Antara tahun 1968 – 1970 rumah yang berada di
tengah antara rumah keluarga pangeran Kotadonok dan M Yusuf dijadikan tempat
tinggal seorang guru bernama Thamrin yang menikahi gadis desa Kotadonok bernama
Rusma. Dan, rumah itu dijadikan tempat mengaji anak-anak desa. Sebelum,
akhirnya guru Thamrin membuat rumah di dekat Pacua Telai (pancuran besar). Dan,
akhirnya karena tugas, guru Thamrin pindah ke Kota Curup.
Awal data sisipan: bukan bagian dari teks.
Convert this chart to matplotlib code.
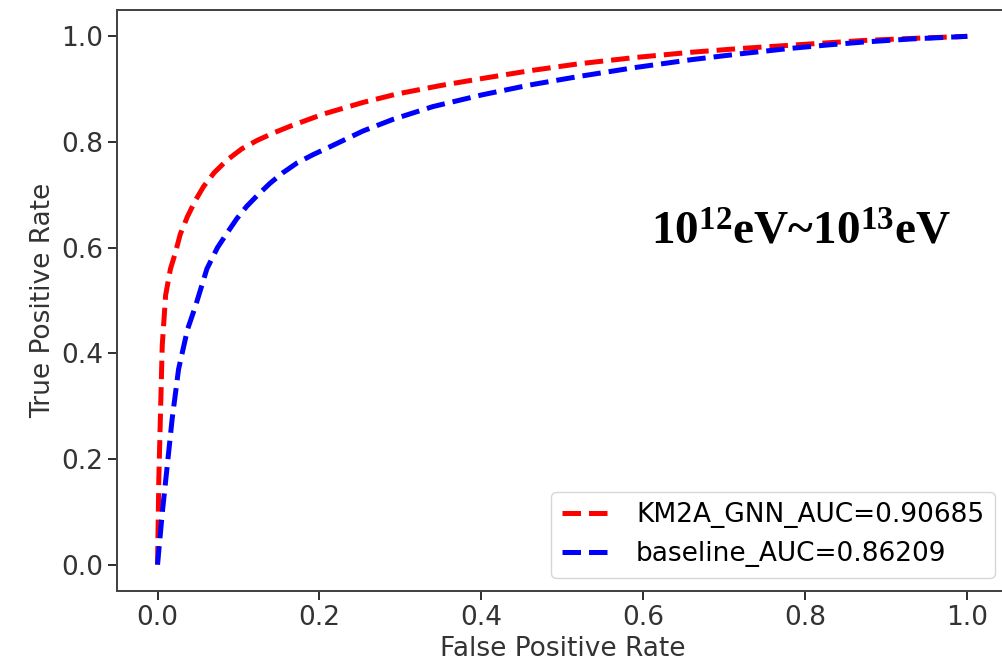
import matplotlib
matplotlib.use("Agg")
import matplotlib.pyplot as plt

# ROC curve points
gnn_fpr = [0.0, 0.0005, 0.0016, 0.0037, 0.0058, 0.010, 0.016, 0.022, 0.028, 0.037,
           0.047, 0.057, 0.070, 0.086, 0.104, 0.123, 0.143, 0.164, 0.205, 0.254,
           0.296, 0.35, 0.40, 0.46, 0.52, 0.59, 0.66, 0.72, 0.78, 0.83, 0.87,
           0.93, 1.0]
gnn_tpr = [0.0, 0.049, 0.162, 0.288, 0.414, 0.51, 0.56, 0.59, 0.625, 0.659,
           0.69, 0.716, 0.742, 0.766, 0.787, 0.803, 0.817, 0.830, 0.853, 0.875,
           0.891, 0.907, 0.920, 0.935, 0.948, 0.960, 0.970, 0.977, 0.983, 0.988,
           0.992, 0.996, 1.0]

base_fpr = [0.0, 0.006, 0.012, 0.018, 0.026, 0.037, 0.047, 0.053, 0.061, 0.074,
            0.086, 0.098, 0.110, 0.124, 0.139, 0.155, 0.172, 0.192, 0.213, 0.254,
            0.291, 0.34, 0.40, 0.46, 0.52, 0.59, 0.66, 0.72, 0.78, 0.83, 0.87,
            0.93, 1.0]
base_tpr = [0.0, 0.10, 0.187, 0.275, 0.370, 0.445, 0.49, 0.52, 0.560, 0.60,
            0.628, 0.655, 0.678, 0.70, 0.722, 0.742, 0.760, 0.776, 0.791, 0.821,
            0.843, 0.867, 0.889, 0.908, 0.924, 0.941, 0.956, 0.967, 0.977, 0.984,
            0.989, 0.995, 1.0]

gnn_label = "KM2A_GNN_AUC=0.90685"
base_label = "baseline_AUC=0.86209"
energy_text = r"$\mathbf{10^{12}}$eV~$\mathbf{10^{13}}$eV"

plt.rcParams["mathtext.fontset"] = "custom"
plt.rcParams["mathtext.bf"] = "Liberation Serif:bold"
plt.rcParams["mathtext.rm"] = "Liberation Serif"

fig = plt.figure(figsize=(10.02, 6.71), dpi=100)
ax = fig.add_axes([0.1168, 0.1192, 0.889, 0.866])

ax.plot(gnn_fpr, gnn_tpr, "r--", lw=3.6, label=gnn_label)
ax.plot(base_fpr, base_tpr, "b--", lw=3.6, label=base_label)

ax.set_xlabel("False Positive Rate", fontsize=19, color="#333333")
ax.set_ylabel("True Positive Rate", fontsize=19, color="#333333")
ax.tick_params(labelsize=19, length=6.3, width=1.44, colors="#333333")
for s in ax.spines.values():
    s.set_linewidth(1.44)
    s.set_color("#444444")

ax.text(0.794, 0.628, energy_text, fontsize=34, fontweight="bold",
        family="Liberation Serif", ha="center", va="center")

ax.legend(loc="lower right", fontsize=19)

fig.savefig("out.png", dpi=100)
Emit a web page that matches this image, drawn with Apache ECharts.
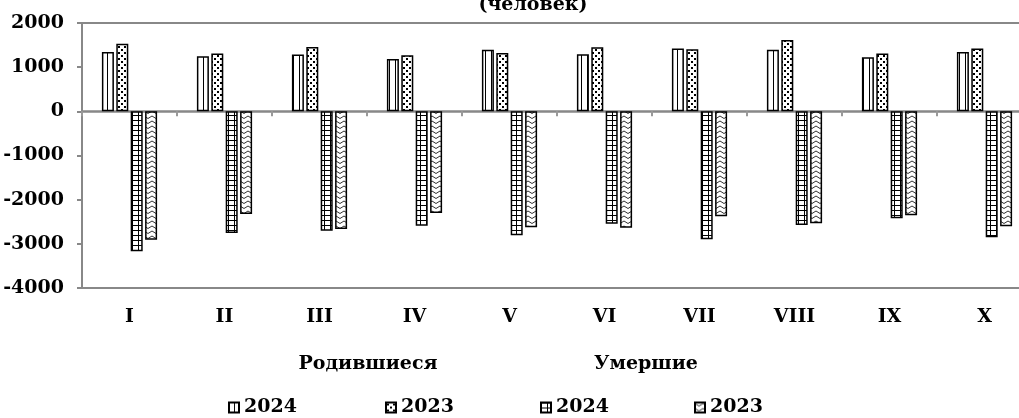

Rumah pangeran Kotadonok memang tidak ada yang
membukanya. Rumah tersebut terdiri banyak kamar, ruang pertemuan, ruang dapur
dan berdiri di atas pondasi semen. Di belakang rumah sejarah itu, sekitar 5 – 8
meter terdapat danau baru yang disebut dengan nama Tawen Blau – yang menyatu
dengan Danau Tes.
2. Rumah
M Husein
Rumah peninggalan sejarah ini dibuat saat gubernur
Sumatera Bagian Selatan (Bengkulu, Lampung, Jambi dan Sumatera Selatan) dijabat
oleh putra asli Kotadonok, M. Husein. Lokasi rumah mantan gubernur Sumbagsel
itu berada di depan rumah keluarga pangeran Kotadonok. Namun, berada di lereng
tebing di seberang rumah keluarga pangeran Kotadonok.
Gambar: Rumah Gubernur Sumatera Bagian Selatan
, M Husein di Kotadonok, Lebong (FOTO: Naim EP)
Bangunan yang terbuat dari tembok itu sudah berarsitektur
modern seperti rumah-rumah para pembesar zaman tempoe doeloe. Rumah itu
menghadap ke arah Selatan ke sebagian kawasan danau Tes, Bukit Barisan dan di
belakang bukit itu ada kampung tua bernama Topos.
3. Kubua
Lai
Kubua Lai atau bahasa Indonesianya Makam Besar
terletak tidak jauh dari Pacua Telai sekitar 150 meter – berada di belakang
rumah keluarga dr Juni. Makam Besar tersebut menurut cerita dari mulut ke mulut
sejak dulu merupakan makam para tokoh kampung Kotadonok (Kuteidonok). Namun,
tidak ada yang tahu persis, siapa yang dimakamkan di Makam besar itu. Karena,
tidak ada batu nisan. Hanya berupa tanah gundukan berdiamter cukup besar.
Di makam Besar itu sering sekali orang berziarah –
merekapun tidak tahu persis siapa yang dikuburkan dalam Makam Besar Kotadonok
itu.
4. Pacua
Telai
Desa Kotadonok yang panjangnya sekitar 6 kilometer itu
banyak sekali ditemukan air sungai kecil, yang disebut Bioa Tik (Air Kecil).
Ada dua sungai besar, yaitu Bioa Tiket dan Bioa Tamang. Selebihnya hanya Bioa
Tik, salah satunya adalah Bioa Tik yang berada di deket Umeak Peken Kotadonok.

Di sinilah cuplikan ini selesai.